Let's say the growth is 10%. Since 100% + 10% = 110% = 1.1, then each year, multiply the previous year's amount by 1.1 Year 0 a Year 1 1.1a Year 2 1.1(1.1a) = 1.1^2 * a Year 3 1.1(1.1^2)a) = 1.1^3 * a Year x 1.1^x * a
In your case, the growth is 20%, so we use 1.2 Neighborhood A \(y = 30 \times 1.2^x\)
and I would just replace x with 5?
In Neighborhood B, you start with 45 and the growth is linear, so its: Year 0 45 houses Year 1 45 + 3 * 1 Year 2 45 + 3 * 2 Year 4 45 + 3 * 3 etc. Year x 45 + 3 * x \(y = 45 + 3x\)
Part A. Neighborhood A. \(y = 30 \times 1.2^x\) Neighborhood B. \(y = 45 + 3x\)
Part B. Let x equal 5 in each of the two functions above to find the number of homes in the two neighborhoods after 5 years.
Part C. Set the two functions equal and solve for x.
so y=30*1.2^5 and y=45+3(5) for B?
Yes, and evaluate each expression.
Good. 75 & 60
Notice that Neighborhood A started with 30 homes and B with 45. By year 5, Neighborhood A already has more homes than B. This gives you a hint as to the solution of part C.
what would I set my function equal to?
would I make a function table and use the formula until I get the same number of houses?
For Part C?
\(30 \times 1.2^x = 45 + 3x\)
ohhh ok... and so that's all I need for part c, is to solve that?
You can use a table. The hint I mentioned above is that since by year 5, Neighborhood A already has more homes than Neighborhood B, that means the year they have the same number of homes is between years 0 and 5.
Yes, up need to solve the equation, but your idea of letting x = 1, 2, 3, 4, 5 is good.
Make a table and see when Neighborhood A overtakes B.
awee yes I get it now
Are you given choices?
no it's open response
I'm making a table rn
OK. Then do what you mentioned above. Make a table.
We already know this: |dw:1438567229776:dw|
It happens between year 3 and year 4. |dw:1438567359681:dw|
ok thanks for that because I was plugging in the different numbers and didn't see when they were equal, I didn't know that it could be in between years. So it would be after approximately 3 and a half yrs?
The smallest difference between A and B is at 3.3 years, so that is a close approximation. |dw:1438567705900:dw|
Your guess of approximately 3.5 years is also good.
Oh my gosh! You were more than helpful and I honestly understand and appreciate everything you've told me. Thank you sooooo much!!! If I were there I'd give you a hug!

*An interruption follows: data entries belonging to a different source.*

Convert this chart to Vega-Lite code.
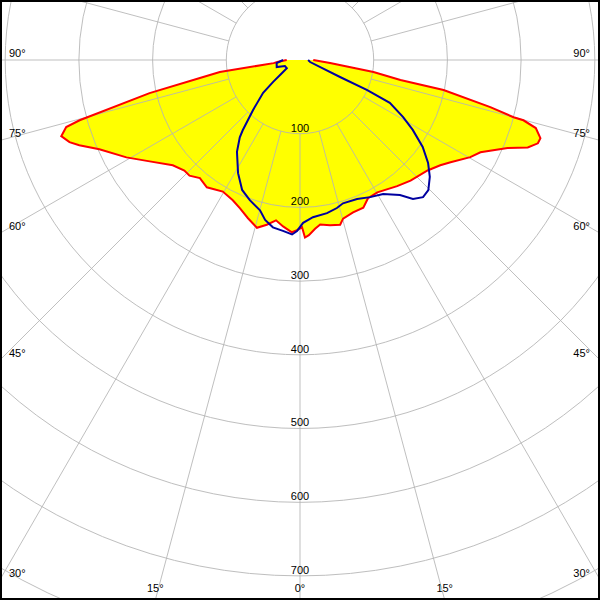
{
  "$schema": "https://vega.github.io/schema/vega-lite/v6.json",
  "width": 596,
  "height": 596,
  "autosize": "none",
  "padding": 2,
  "background": "#000000",
  "view": {"fill": "#ffffff", "stroke": null},
  "datasets": {
    "red": [
      {"g": -90, "cd": 18}, {"g": -85.0, "cd": 31}, {"g": -83.2, "cd": 36}, {"g": -81.5, "cd": 110},
      {"g": -79.8, "cd": 138}, {"g": -77.6, "cd": 209}, {"g": -74.7, "cd": 310}, {"g": -74.0, "cd": 330},
      {"g": -72.3, "cd": 340}, {"g": -70.4, "cd": 332}, {"g": -68.9, "cd": 321}, {"g": -66.0, "cd": 298},
      {"g": -60.7, "cd": 270}, {"g": -56.0, "cd": 246}, {"g": -50.4, "cd": 224}, {"g": -46.3, "cd": 217},
      {"g": -43.7, "cd": 217}, {"g": -40.3, "cd": 210}, {"g": -36.2, "cd": 214}, {"g": -30.4, "cd": 207},
      {"g": -25.6, "cd": 211}, {"g": -22.1, "cd": 217}, {"g": -18.2, "cd": 226}, {"g": -14.4, "cd": 235},
      {"g": -11.4, "cd": 228}, {"g": -8.5, "cd": 220}, {"g": -5.8, "cd": 227}, {"g": -2.7, "cd": 234},
      {"g": -1.0, "cd": 231}, {"g": 0.7, "cd": 227}, {"g": 1.6, "cd": 241}, {"g": 2.9, "cd": 238},
      {"g": 5.1, "cd": 230}, {"g": 7.0, "cd": 225}, {"g": 10.3, "cd": 228}, {"g": 13.7, "cd": 230},
      {"g": 15.2, "cd": 223}, {"g": 19.2, "cd": 219}, {"g": 23.2, "cd": 218}, {"g": 26.2, "cd": 209},
      {"g": 30.3, "cd": 208}, {"g": 37.6, "cd": 216}, {"g": 42.5, "cd": 222}, {"g": 49.1, "cd": 229},
      {"g": 53.1, "cd": 238}, {"g": 55.8, "cd": 247}, {"g": 60.3, "cd": 266}, {"g": 62.9, "cd": 275},
      {"g": 67.0, "cd": 306}, {"g": 69.0, "cd": 331}, {"g": 70.7, "cd": 342}, {"g": 72.0, "cd": 343},
      {"g": 73.9, "cd": 333}, {"g": 74.9, "cd": 314}, {"g": 75.0, "cd": 300}, {"g": 76.1, "cd": 266},
      {"g": 78.2, "cd": 199}, {"g": 78.7, "cd": 139}, {"g": 80.7, "cd": 101}, {"g": 84.3, "cd": 41},
      {"g": 90, "cd": 18}
    ],
    "blue": [
      {"g": -90, "cd": 23}, {"g": -82.6, "cd": 32}, {"g": -73.1, "cd": 33}, {"g": -68.2, "cd": 22},
      {"g": -58.4, "cd": 21}, {"g": -54.2, "cd": 30}, {"g": -50.8, "cd": 47}, {"g": -48.3, "cd": 67},
      {"g": -43.2, "cd": 93}, {"g": -39.2, "cd": 123}, {"g": -37.9, "cd": 133}, {"g": -34.5, "cd": 151},
      {"g": -28.7, "cd": 175}, {"g": -24.0, "cd": 193}, {"g": -19.7, "cd": 202}, {"g": -14.9, "cd": 211},
      {"g": -12.3, "cd": 222}, {"g": -9.2, "cd": 230}, {"g": -5.7, "cd": 233}, {"g": -2.6, "cd": 237},
      {"g": -1.0, "cd": 232}, {"g": 1.1, "cd": 221}, {"g": 4.7, "cd": 214}, {"g": 10.0, "cd": 211},
      {"g": 14.0, "cd": 207}, {"g": 16.7, "cd": 203}, {"g": 22.3, "cd": 204}, {"g": 27.1, "cd": 209},
      {"g": 31.8, "cd": 214}, {"g": 36.5, "cd": 228}, {"g": 39.1, "cd": 243}, {"g": 41.9, "cd": 250},
      {"g": 44.6, "cd": 248}, {"g": 48.0, "cd": 237}, {"g": 51.2, "cd": 223}, {"g": 54.7, "cd": 204},
      {"g": 58.2, "cd": 180}, {"g": 61.0, "cd": 160}, {"g": 64.5, "cd": 135}, {"g": 65.9, "cd": 100},
      {"g": 67.0, "cd": 59}, {"g": 78.7, "cd": 14}, {"g": 90, "cd": 11}
    ],
    "rings": [
      {"v": 100}, {"v": 200}, {"v": 300}, {"v": 400}, {"v": 500}, {"v": 600}, {"v": 700}, {"v": 800}
    ],
    "rays": [
      {"g": 0}, {"g": 15}, {"g": 30}, {"g": 45}, {"g": 60}, {"g": 75}, {"g": 90}, {"g": 105},
      {"g": 120}, {"g": 135}, {"g": 150}, {"g": 165}, {"g": 180}, {"g": 195}, {"g": 210}, {"g": 225},
      {"g": 240}, {"g": 255}, {"g": 270}, {"g": 285}, {"g": 300}, {"g": 315}, {"g": 330}, {"g": 345}
    ],
    "angles": [
      {"g": -90, "lab": "90°", "side": "L"}, {"g": -75, "lab": "75°", "side": "L"},
      {"g": -60, "lab": "60°", "side": "L"}, {"g": -45, "lab": "45°", "side": "L"},
      {"g": -30, "lab": "30°", "side": "L"}, {"g": -15, "lab": "15°", "side": "B"},
      {"g": 0, "lab": "0°", "side": "B"}, {"g": 15, "lab": "15°", "side": "B"},
      {"g": 30, "lab": "30°", "side": "R"}, {"g": 45, "lab": "45°", "side": "R"},
      {"g": 60, "lab": "60°", "side": "R"}, {"g": 75, "lab": "75°", "side": "R"},
      {"g": 90, "lab": "90°", "side": "R"}
    ]
  },
  "layer": [
    {
      "data": {"name": "red"},
      "transform": [
        {"calculate": "datum.cd*sin(datum.g*PI/180)", "as": "x"},
        {"calculate": "datum.cd*cos(datum.g*PI/180)", "as": "y"}
      ],
      "mark": {"type": "line", "filled": true, "color": "#ffff00", "strokeOpacity": 0, "clip": true},
      "encoding": {
        "x": {"field": "x", "type": "quantitative", "scale": {"domain": [-404.34, 404.34], "nice": false, "zero": false}, "axis": null},
        "y": {"field": "y", "type": "quantitative", "scale": {"domain": [-78.7, 730.0], "reverse": true, "nice": false, "zero": false}, "axis": null},
        "order": {"field": "g", "type": "quantitative"}
      }
    },
    {
      "data": {"name": "rings"},
      "mark": {"type": "point", "shape": "circle", "filled": false, "stroke": "#b4b4b4", "strokeWidth": 1, "opacity": 0.85, "clip": true},
      "encoding": {
        "x": {"datum": 0, "type": "quantitative"},
        "y": {"datum": 0, "type": "quantitative"},
        "size": {"field": "v", "type": "quantitative", "scale": {"type": "pow", "exponent": 2, "domain": [0, 1000], "range": [0, 2172676]}, "legend": null}
      }
    },
    {
      "data": {"name": "rays"},
      "transform": [
        {"calculate": "100*sin(datum.g*PI/180)", "as": "x1"},
        {"calculate": "100*cos(datum.g*PI/180)", "as": "y1"},
        {"calculate": "1500*sin(datum.g*PI/180)", "as": "x2"},
        {"calculate": "1500*cos(datum.g*PI/180)", "as": "y2"}
      ],
      "mark": {"type": "rule", "stroke": "#b4b4b4", "strokeWidth": 1, "opacity": 0.85, "clip": true},
      "encoding": {
        "x": {"field": "x1", "type": "quantitative"},
        "y": {"field": "y1", "type": "quantitative"},
        "x2": {"field": "x2"},
        "y2": {"field": "y2"}
      }
    },
    {
      "data": {"name": "rings"},
      "transform": [{"filter": "datum.v <= 700"}],
      "mark": {"type": "text", "font": "Liberation Sans", "fontSize": 11, "fill": "#000000", "baseline": "bottom", "align": "center"},
      "encoding": {
        "x": {"datum": 0, "type": "quantitative"},
        "y": {"field": "v", "type": "quantitative"},
        "text": {"field": "v", "type": "quantitative"},
        "color": {"value": "#000000"}
      }
    },
    {
      "data": {"name": "red"},
      "transform": [
        {"calculate": "datum.cd*sin(datum.g*PI/180)", "as": "x"},
        {"calculate": "datum.cd*cos(datum.g*PI/180)", "as": "y"}
      ],
      "mark": {"type": "line", "color": "#ff0000", "strokeWidth": 2, "clip": true},
      "encoding": {
        "x": {"field": "x", "type": "quantitative"},
        "y": {"field": "y", "type": "quantitative"},
        "order": {"field": "g", "type": "quantitative"}
      }
    },
    {
      "data": {"name": "blue"},
      "transform": [
        {"calculate": "datum.cd*sin(datum.g*PI/180)", "as": "x"},
        {"calculate": "datum.cd*cos(datum.g*PI/180)", "as": "y"}
      ],
      "mark": {"type": "line", "color": "#0000a0", "strokeWidth": 2, "clip": true},
      "encoding": {
        "x": {"field": "x", "type": "quantitative"},
        "y": {"field": "y", "type": "quantitative"},
        "order": {"field": "g", "type": "quantitative"}
      }
    },
    {
      "data": {"name": "angles"},
      "transform": [
        {"filter": "datum.side == 'L'"},
        {"calculate": "min(407.06/max(abs(sin(datum.g*PI/180)),1e-9), 732.71/max(abs(cos(datum.g*PI/180)),1e-9))", "as": "t"},
        {"calculate": "datum.t*sin(datum.g*PI/180)", "as": "ax"},
        {"calculate": "datum.t*cos(datum.g*PI/180)", "as": "ay"}
      ],
      "mark": {"type": "text", "font": "Liberation Sans", "fontSize": 11, "fill": "#000000", "align": "left", "baseline": "bottom", "dx": 9, "dy": -1},
      "encoding": {
        "x": {"field": "ax", "type": "quantitative"},
        "y": {"field": "ay", "type": "quantitative"},
        "text": {"field": "lab"}
      }
    },
    {
      "data": {"name": "angles"},
      "transform": [
        {"filter": "datum.side == 'R'"},
        {"calculate": "min(407.06/max(abs(sin(datum.g*PI/180)),1e-9), 732.71/max(abs(cos(datum.g*PI/180)),1e-9))", "as": "t"},
        {"calculate": "datum.t*sin(datum.g*PI/180)", "as": "ax"},
        {"calculate": "datum.t*cos(datum.g*PI/180)", "as": "ay"}
      ],
      "mark": {"type": "text", "font": "Liberation Sans", "fontSize": 11, "fill": "#000000", "align": "right", "baseline": "bottom", "dx": -10, "dy": -1},
      "encoding": {
        "x": {"field": "ax", "type": "quantitative"},
        "y": {"field": "ay", "type": "quantitative"},
        "text": {"field": "lab"}
      }
    },
    {
      "data": {"name": "angles"},
      "transform": [
        {"filter": "datum.side == 'B'"},
        {"calculate": "min(407.06/max(abs(sin(datum.g*PI/180)),1e-9), 732.71/max(abs(cos(datum.g*PI/180)),1e-9))", "as": "t"},
        {"calculate": "datum.t*sin(datum.g*PI/180)", "as": "ax"},
        {"calculate": "datum.t*cos(datum.g*PI/180)", "as": "ay"}
      ],
      "mark": {"type": "text", "font": "Liberation Sans", "fontSize": 11, "fill": "#000000", "align": "center", "baseline": "bottom", "dy": -6},
      "encoding": {
        "x": {"field": "ax", "type": "quantitative"},
        "y": {"field": "ay", "type": "quantitative"},
        "text": {"field": "lab"}
      }
    }
  ]
}
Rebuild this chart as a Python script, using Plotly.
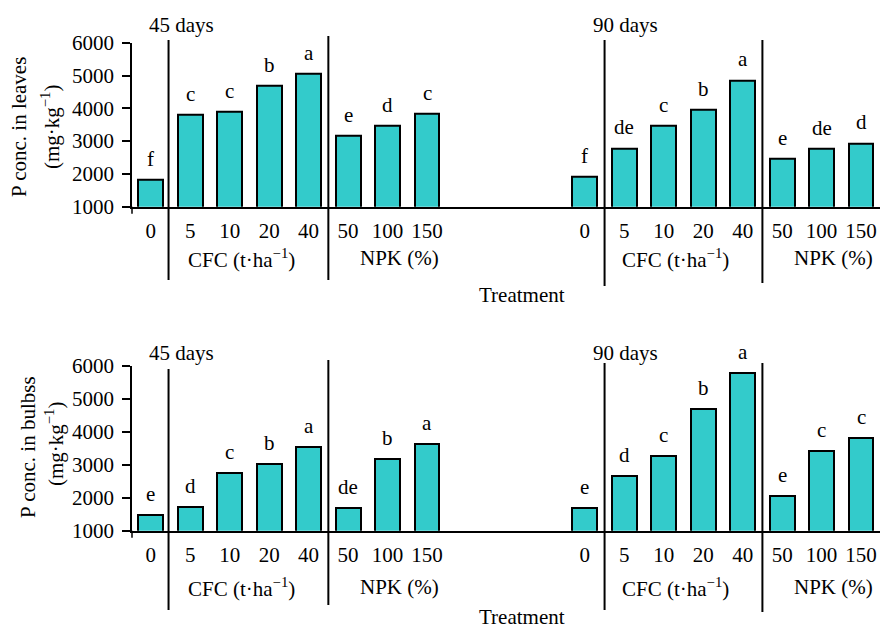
import plotly.graph_objects as go

treatments = ["0", "5", "10", "20", "40", "50", "100", "150"]
leaves_45 = [1810, 3790, 3890, 4690, 5050, 3150, 3470, 3840]
leaves_90 = [1910, 2780, 3470, 3950, 4850, 2460, 2770, 2930]
bulbs_45 = [1480, 1730, 2760, 3030, 3550, 1680, 3170, 3640]
bulbs_90 = [1680, 2660, 3280, 4690, 5780, 2060, 3430, 3800]
leaves_45_sig = ["f", "c", "c", "b", "a", "e", "d", "c"]
leaves_90_sig = ["f", "de", "c", "b", "a", "e", "de", "d"]
bulbs_45_sig = ["e", "d", "c", "b", "a", "de", "b", "a"]
bulbs_90_sig = ["e", "d", "c", "b", "a", "e", "c", "c"]
y_ticks = [1000, 2000, 3000, 4000, 5000, 6000]

FONT = "Liberation Serif"
FS = 21
TXT = dict(family=FONT, size=FS, color="black")
FILL = "#33CBCB"
GAP = 3  # empty slots between the two sampling dates

n = len(treatments)
pos45 = list(range(n))
pos90 = [n + GAP + i for i in range(n)]
allpos = pos45 + pos90
alllabels = treatments + treatments

fig = go.Figure()
panels = [
    ("x", "y", leaves_45, leaves_90, leaves_45_sig, leaves_90_sig),
    ("x2", "y2", bulbs_45, bulbs_90, bulbs_45_sig, bulbs_90_sig),
]
for xa, ya, v45, v90, s45, s90 in panels:
    fig.add_trace(go.Bar(
        x=allpos, y=v45 + v90, xaxis=xa, yaxis=ya, width=0.63,
        marker=dict(color=FILL, line=dict(color="black", width=2)),
        showlegend=False, hoverinfo="skip"))
    for p, v, s in zip(allpos, v45 + v90, s45 + s90):
        fig.add_annotation(x=p, y=v, xref=xa, yref=ya, text=s, showarrow=False,
                           yanchor="middle", yshift=21, font=TXT)

axis_common = dict(showline=True, linecolor="black", linewidth=1.5, zeroline=False,
                   showgrid=False, automargin=False, tickfont=TXT)
xrng = [-0.476, 2 * n + GAP - 1 + 0.48]
fig.update_layout(
    template="none",
    width=880, height=628, margin=dict(l=0, r=0, t=0, b=0, pad=0, autoexpand=False),
    plot_bgcolor="white", paper_bgcolor="white",
    font=TXT,
    bargap=0,
    xaxis=dict(domain=[132 / 880, 1], range=xrng, tickvals=allpos, ticktext=alllabels,
               ticks="outside", ticklen=4, tickcolor="rgba(0,0,0,0)", anchor="y",
               **axis_common),
    yaxis=dict(domain=[1 - 206.7 / 628, 1 - 42.7 / 628], range=[1000, 6000],
               tickvals=y_ticks, ticks="outside", ticklen=8, tickwidth=1.5,
               tickcolor="black", anchor="x", ticklabelstandoff=4, **axis_common),
    xaxis2=dict(domain=[132 / 880, 1], range=xrng, tickvals=allpos, ticktext=alllabels,
                ticks="outside", ticklen=4, tickcolor="rgba(0,0,0,0)", anchor="y2",
                **axis_common),
    yaxis2=dict(domain=[1 - 530.7 / 628, 1 - 366 / 628], range=[1000, 6000],
                tickvals=y_ticks, ticks="outside", ticklen=8, tickwidth=1.5,
                tickcolor="black", anchor="x2", ticklabelstandoff=4, **axis_common),
)

def ann(x, y, text, xref="paper", yref="paper", angle=0, xanchor="center", xshift=0):
    fig.add_annotation(x=x, y=y, xref=xref, yref=yref, text=text, showarrow=False,
                       textangle=angle, xanchor=xanchor, yanchor="middle",
                       xshift=xshift, font=TXT)

def px_x(px):
    return px / 880

def px_y(py):
    return 1 - py / 628

for xa, ya, yspans, top_y, lab_y, treat_y in [
    ("x", "y", [(40, 280), (36, 280), (40, 286), (40, 283)], 25, 258, 295),
    ("x2", "y2", [(369, 610), (360, 605), (363, 610), (363, 612)], 353, 587, 617),
]:
    divs = [0.45, 4.5, n + GAP + 0.5, n + GAP + 4.5]
    for d, (y0, y1) in zip(divs, yspans):
        fig.add_shape(type="line", xref=xa, yref="paper", x0=d, x1=d,
                      y0=px_y(y1), y1=px_y(y0), line=dict(color="black", width=2))
    base_px = 206.7 if xa == "x" else 530.7
    fig.add_shape(type="line", xref=xa + " domain", yref="paper", x0=0, x1=0,
                  y0=px_y(base_px + 7), y1=px_y(base_px),
                  line=dict(color="black", width=1.5))
    ann(0, px_y(top_y), "45 days", xref=xa, xanchor="left", xshift=-4)
    ann(n + GAP, px_y(top_y), "90 days", xref=xa, xanchor="left", xshift=6)
    for base in (0, n + GAP):
        ann(base + 2.3, px_y(lab_y), "CFC (t·ha<sup>−1</sup>)", xref=xa)
        ann(base + 6.3, px_y(lab_y), "NPK (%)", xref=xa)
    ann(px_x(522), px_y(treat_y), "Treatment")

ann(px_x(19), px_y(127), "P conc. in leaves", angle=-90)
ann(px_x(50), px_y(127), "(mg·kg<sup>−1</sup>)", angle=-90)
ann(px_x(28), px_y(447), "P conc. in bulbss", angle=-90)
ann(px_x(55), px_y(444), "(mg·kg<sup>−1</sup>)", angle=-90)

fig.write_html("out.html", config={"displayModeBar": False},
               post_script="document.body.style.margin='0';document.body.style.overflow='hidden';")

Absolute lifesaver!!!
You are very welcome. I just want to mention one point. I don't know if you've learned logarithms yet. Usually, when you have an equation with a variable in the exponent, you use logarithms to find the solution. In this case, the equation we had does not lend itself to taking logarithms of both sides and simplifying easily. That is why I recommended you use a table with values (which was your idea) to see when the functions are of equal value to then see at which time the number of homes are the same.
You are correct, I have not learned logarithms yet, but I will remember your advice.